- _Data lines_:
---------------
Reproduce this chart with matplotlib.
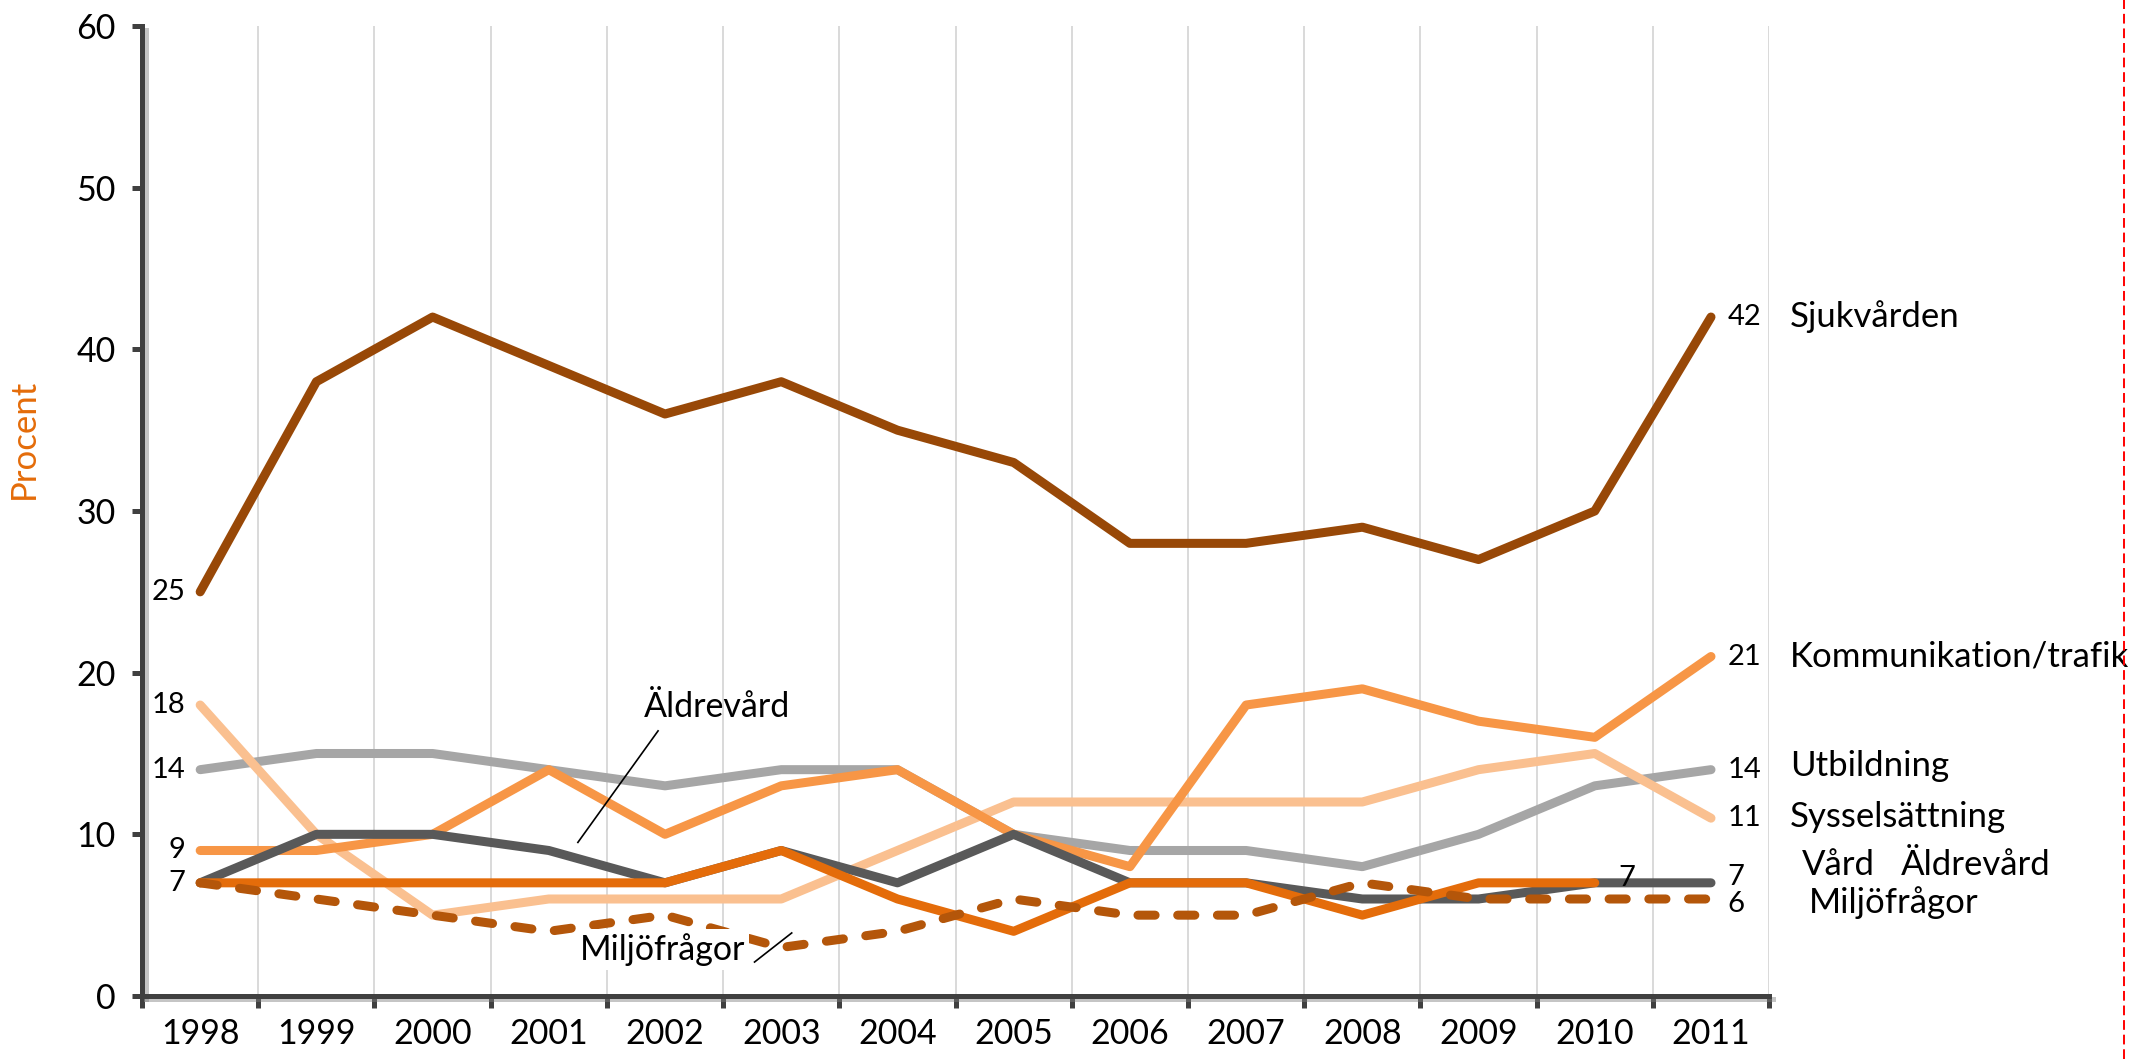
"""
Viktigaste frågorna 1998-2011 -- andel (procent) per sakfråga
Linjediagram med etiketter vid första och sista året.
"""

import matplotlib
matplotlib.use("Agg")
import matplotlib.pyplot as plt
import matplotlib.patheffects as pe
from matplotlib.lines import Line2D

YEARS = [1998, 1999, 2000, 2001, 2002, 2003, 2004,
         2005, 2006, 2007, 2008, 2009, 2010, 2011]

SJUKVARDEN     = [25, 38, 42, 39, 36, 38, 35, 33, 28, 28, 29, 27, 30, 42]
KOMMUNIKATION  = [9, 9, 10, 14, 10, 13, 14, 10, 8, 18, 19, 17, 16, 21]
UTBILDNING     = [14, 15, 15, 14, 13, 14, 14, 10, 9, 9, 8, 10, 13, 14]
SYSSELSATTNING = [18, 10, 5, 6, 6, 6, 9, 12, 12, 12, 12, 14, 15, 11]
ALDREVARD      = [7, 10, 10, 9, 7, 9, 7, 10, 7, 7, 6, 6, 7, 7]
VARD           = [7, 7, 7, 7, 7, 9, 6, 4, 7, 7, 5, 7, 7]          # slutar 2010
MILJOFRAGOR    = [7, 6, 5, 4, 5, 3, 4, 6, 5, 5, 7, 6, 6, 6]

# (värden, färg, streckad, zorder) -- ritordning nedifrån och upp
SERIES = [
    (UTBILDNING,     "#A6A6A6", False, 3),
    (SYSSELSATTNING, "#FAC090", False, 4),
    (KOMMUNIKATION,  "#F79646", False, 5),
    (ALDREVARD,      "#595959", False, 6),
    (VARD,           "#E46C0A", False, 7),
    (MILJOFRAGOR,    "#B4560A", True,  8),
    (SJUKVARDEN,     "#984807", False, 9),
]

# etiketter till höger: (text, y)
RIGHT_NAMES = [
    ("Sjukvården", 42),
    ("Kommunikation/trafik", 21),
    ("Utbildning", 14.2),
    ("Sysselsättning", 11.1),
]

AXIS_COL = "#404040"
FONT = ["Lato", "DejaVu Sans"]
NUM_FS = 21
NAME_FS = 25


def chart() -> None:
    plt.rcParams.update({
        "font.family": FONT,
        "font.size": 22,
    })

    fig = plt.figure(figsize=(21.33, 10.59), dpi=100)
    ax = fig.add_axes([0.0666, 0.0595, 0.7628, 0.9159])

    x = list(range(len(YEARS)))
    lw = 6.5
    for vals, col, dashed, z in SERIES:
        xs = x[:len(vals)]
        if dashed:
            ax.plot(xs, vals, color=col, lw=lw, zorder=z,
                    dashes=(1.9, 2.5), dash_capstyle="round",
                    dash_joinstyle="round")
        else:
            ax.plot(xs, vals, color=col, lw=lw, zorder=z,
                    solid_capstyle="round", solid_joinstyle="round")

    ax.set_xlim(-0.5, len(YEARS) - 0.5)
    ax.set_ylim(0, 60)

    # axlar
    for side in ("top", "right"):
        ax.spines[side].set_visible(False)
    shadow = [pe.SimpleLineShadow(offset=(2.5, -2.5), shadow_color="#808080",
                                  alpha=0.45), pe.Normal()]
    for side in ("left", "bottom"):
        ax.spines[side].set_color(AXIS_COL)
        ax.spines[side].set_linewidth(3.6)
        ax.spines[side].set_path_effects(shadow)
        ax.spines[side].set_zorder(10)

    ax.set_yticks(range(0, 61, 10))
    ax.tick_params(axis="y", direction="out", length=7, width=3.6,
                   color=AXIS_COL, pad=12, labelsize=24.5)
    ax.set_xticks(x)
    ax.set_xticklabels(YEARS)
    ax.set_xticks([i - 0.5 for i in range(len(YEARS) + 1)], minor=True)
    ax.tick_params(axis="x", which="major", length=0, pad=16, labelsize=24.5)
    ax.tick_params(axis="x", which="minor", direction="out", length=8.5,
                   width=3.6, color=AXIS_COL)
    ax.grid(axis="x", which="minor", color="#D9D9D9", lw=1.4, zorder=0)
    ax.set_axisbelow(True)

    # etiketter, vänster
    for vals in (SJUKVARDEN, SYSSELSATTNING, UTBILDNING, KOMMUNIKATION, ALDREVARD):
        ax.text(-0.13, vals[0], f"{vals[0]}", ha="right", va="center",
                fontsize=NUM_FS)

    # etiketter, höger
    last = len(YEARS) - 1
    for vals in (SJUKVARDEN, KOMMUNIKATION, UTBILDNING, SYSSELSATTNING):
        ax.text(last + 0.14, vals[-1], f"{vals[-1]}", ha="left", va="center",
                fontsize=NUM_FS)
    for name, yy in RIGHT_NAMES:
        ax.text(last + 0.68, yy, name, ha="left", va="center", fontsize=NAME_FS)

    ax.text(last + 0.14, ALDREVARD[-1] + 0.35, f"{ALDREVARD[-1]}", ha="left",
            va="center", fontsize=NUM_FS)
    ax.text(last + 0.14, MILJOFRAGOR[-1] - 0.3, f"{MILJOFRAGOR[-1]}", ha="left",
            va="center", fontsize=NUM_FS)
    ax.text(len(VARD) - 1 + 0.2, VARD[-1] + 0.3, f"{VARD[-1]}", ha="left",
            va="center", fontsize=NUM_FS, zorder=12)
    ax.text(last + 0.78, 8.1, "Vård", ha="left", va="center", fontsize=NAME_FS)
    ax.text(last + 1.63, 8.1, "Äldrevård", ha="left", va="center",
            fontsize=NAME_FS)
    ax.text(last + 0.84, 5.8, "Miljöfrågor", ha="left", va="center",
            fontsize=NAME_FS)

    # etiketter med hänvisningslinje i diagrammet
    ax.text(4.45, 17.9, "Äldrevård", ha="center", va="center", fontsize=24.5,
            zorder=12)
    ax.plot([3.94, 3.25], [16.4, 9.5], color="black", lw=1.2, zorder=12)
    ax.text(3.98, 2.85, "Miljöfrågor", ha="center", va="center", fontsize=24.5,
            zorder=12, bbox=dict(boxstyle="square,pad=0.12", fc="white",
                                 ec="none"))
    ax.plot([4.77, 5.09], [2.1, 3.9], color="black", lw=1.2, zorder=12)

    fig.text(0.0113, 0.586, "Procent", rotation=90, ha="center", va="center",
             fontsize=25, color="#E46C0A")

    # röd streckad kantlinje till höger
    fig.add_artist(Line2D([0.9958, 0.9958], [0, 1], transform=fig.transFigure,
                          color="#FF0000", lw=1.4, dashes=(5, 2.5)))

    fig.savefig("out.png", dpi=100)
    plt.close(fig)


if __name__ == "__main__":
    chart()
---------------
- _Problem requirements_: Set down all the data again exactly as above, pictures excluded.

- _Complete output_:
Reproduce this chart with matplotlib.
"""
Viktigaste frågorna 1998-2011 -- andel (procent) per sakfråga
Linjediagram med etiketter vid första och sista året.
"""

import matplotlib
matplotlib.use("Agg")
import matplotlib.pyplot as plt
import matplotlib.patheffects as pe
from matplotlib.lines import Line2D

YEARS = [1998, 1999, 2000, 2001, 2002, 2003, 2004,
         2005, 2006, 2007, 2008, 2009, 2010, 2011]

SJUKVARDEN     = [25, 38, 42, 39, 36, 38, 35, 33, 28, 28, 29, 27, 30, 42]
KOMMUNIKATION  = [9, 9, 10, 14, 10, 13, 14, 10, 8, 18, 19, 17, 16, 21]
UTBILDNING     = [14, 15, 15, 14, 13, 14, 14, 10, 9, 9, 8, 10, 13, 14]
SYSSELSATTNING = [18, 10, 5, 6, 6, 6, 9, 12, 12, 12, 12, 14, 15, 11]
ALDREVARD      = [7, 10, 10, 9, 7, 9, 7, 10, 7, 7, 6, 6, 7, 7]
VARD           = [7, 7, 7, 7, 7, 9, 6, 4, 7, 7, 5, 7, 7]          # slutar 2010
MILJOFRAGOR    = [7, 6, 5, 4, 5, 3, 4, 6, 5, 5, 7, 6, 6, 6]

# (värden, färg, streckad, zorder) -- ritordning nedifrån och upp
SERIES = [
    (UTBILDNING,     "#A6A6A6", False, 3),
    (SYSSELSATTNING, "#FAC090", False, 4),
    (KOMMUNIKATION,  "#F79646", False, 5),
    (ALDREVARD,      "#595959", False, 6),
    (VARD,           "#E46C0A", False, 7),
    (MILJOFRAGOR,    "#B4560A", True,  8),
    (SJUKVARDEN,     "#984807", False, 9),
]

# etiketter till höger: (text, y)
RIGHT_NAMES = [
    ("Sjukvården", 42),
    ("Kommunikation/trafik", 21),
    ("Utbildning", 14.2),
    ("Sysselsättning", 11.1),
]

AXIS_COL = "#404040"
FONT = ["Lato", "DejaVu Sans"]
NUM_FS = 21
NAME_FS = 25


def chart() -> None:
    plt.rcParams.update({
        "font.family": FONT,
        "font.size": 22,
    })

    fig = plt.figure(figsize=(21.33, 10.59), dpi=100)
    ax = fig.add_axes([0.0666, 0.0595, 0.7628, 0.9159])

    x = list(range(len(YEARS)))
    lw = 6.5
    for vals, col, dashed, z in SERIES:
        xs = x[:len(vals)]
        if dashed:
            ax.plot(xs, vals, color=col, lw=lw, zorder=z,
                    dashes=(1.9, 2.5), dash_capstyle="round",
                    dash_joinstyle="round")
        else:
            ax.plot(xs, vals, color=col, lw=lw, zorder=z,
                    solid_capstyle="round", solid_joinstyle="round")

    ax.set_xlim(-0.5, len(YEARS) - 0.5)
    ax.set_ylim(0, 60)

    # axlar
    for side in ("top", "right"):
        ax.spines[side].set_visible(False)
    shadow = [pe.SimpleLineShadow(offset=(2.5, -2.5), shadow_color="#808080",
                                  alpha=0.45), pe.Normal()]
    for side in ("left", "bottom"):
        ax.spines[side].set_color(AXIS_COL)
        ax.spines[side].set_linewidth(3.6)
        ax.spines[side].set_path_effects(shadow)
        ax.spines[side].set_zorder(10)

    ax.set_yticks(range(0, 61, 10))
    ax.tick_params(axis="y", direction="out", length=7, width=3.6,
                   color=AXIS_COL, pad=12, labelsize=24.5)
    ax.set_xticks(x)
    ax.set_xticklabels(YEARS)
    ax.set_xticks([i - 0.5 for i in range(len(YEARS) + 1)], minor=True)
    ax.tick_params(axis="x", which="major", length=0, pad=16, labelsize=24.5)
    ax.tick_params(axis="x", which="minor", direction="out", length=8.5,
                   width=3.6, color=AXIS_COL)
    ax.grid(axis="x", which="minor", color="#D9D9D9", lw=1.4, zorder=0)
    ax.set_axisbelow(True)

    # etiketter, vänster
    for vals in (SJUKVARDEN, SYSSELSATTNING, UTBILDNING, KOMMUNIKATION, ALDREVARD):
        ax.text(-0.13, vals[0], f"{vals[0]}", ha="right", va="center",
                fontsize=NUM_FS)

    # etiketter, höger
    last = len(YEARS) - 1
    for vals in (SJUKVARDEN, KOMMUNIKATION, UTBILDNING, SYSSELSATTNING):
        ax.text(last + 0.14, vals[-1], f"{vals[-1]}", ha="left", va="center",
                fontsize=NUM_FS)
    for name, yy in RIGHT_NAMES:
        ax.text(last + 0.68, yy, name, ha="left", va="center", fontsize=NAME_FS)

    ax.text(last + 0.14, ALDREVARD[-1] + 0.35, f"{ALDREVARD[-1]}", ha="left",
            va="center", fontsize=NUM_FS)
    ax.text(last + 0.14, MILJOFRAGOR[-1] - 0.3, f"{MILJOFRAGOR[-1]}", ha="left",
            va="center", fontsize=NUM_FS)
    ax.text(len(VARD) - 1 + 0.2, VARD[-1] + 0.3, f"{VARD[-1]}", ha="left",
            va="center", fontsize=NUM_FS, zorder=12)
    ax.text(last + 0.78, 8.1, "Vård", ha="left", va="center", fontsize=NAME_FS)
    ax.text(last + 1.63, 8.1, "Äldrevård", ha="left", va="center",
            fontsize=NAME_FS)
    ax.text(last + 0.84, 5.8, "Miljöfrågor", ha="left", va="center",
            fontsize=NAME_FS)

    # etiketter med hänvisningslinje i diagrammet
    ax.text(4.45, 17.9, "Äldrevård", ha="center", va="center", fontsize=24.5,
            zorder=12)
    ax.plot([3.94, 3.25], [16.4, 9.5], color="black", lw=1.2, zorder=12)
    ax.text(3.98, 2.85, "Miljöfrågor", ha="center", va="center", fontsize=24.5,
            zorder=12, bbox=dict(boxstyle="square,pad=0.12", fc="white",
                                 ec="none"))
    ax.plot([4.77, 5.09], [2.1, 3.9], color="black", lw=1.2, zorder=12)

    fig.text(0.0113, 0.586, "Procent", rotation=90, ha="center", va="center",
             fontsize=25, color="#E46C0A")

    # röd streckad kantlinje till höger
    fig.add_artist(Line2D([0.9958, 0.9958], [0, 1], transform=fig.transFigure,
                          color="#FF0000", lw=1.4, dashes=(5, 2.5)))

    fig.savefig("out.png", dpi=100)
    plt.close(fig)


if __name__ == "__main__":
    chart()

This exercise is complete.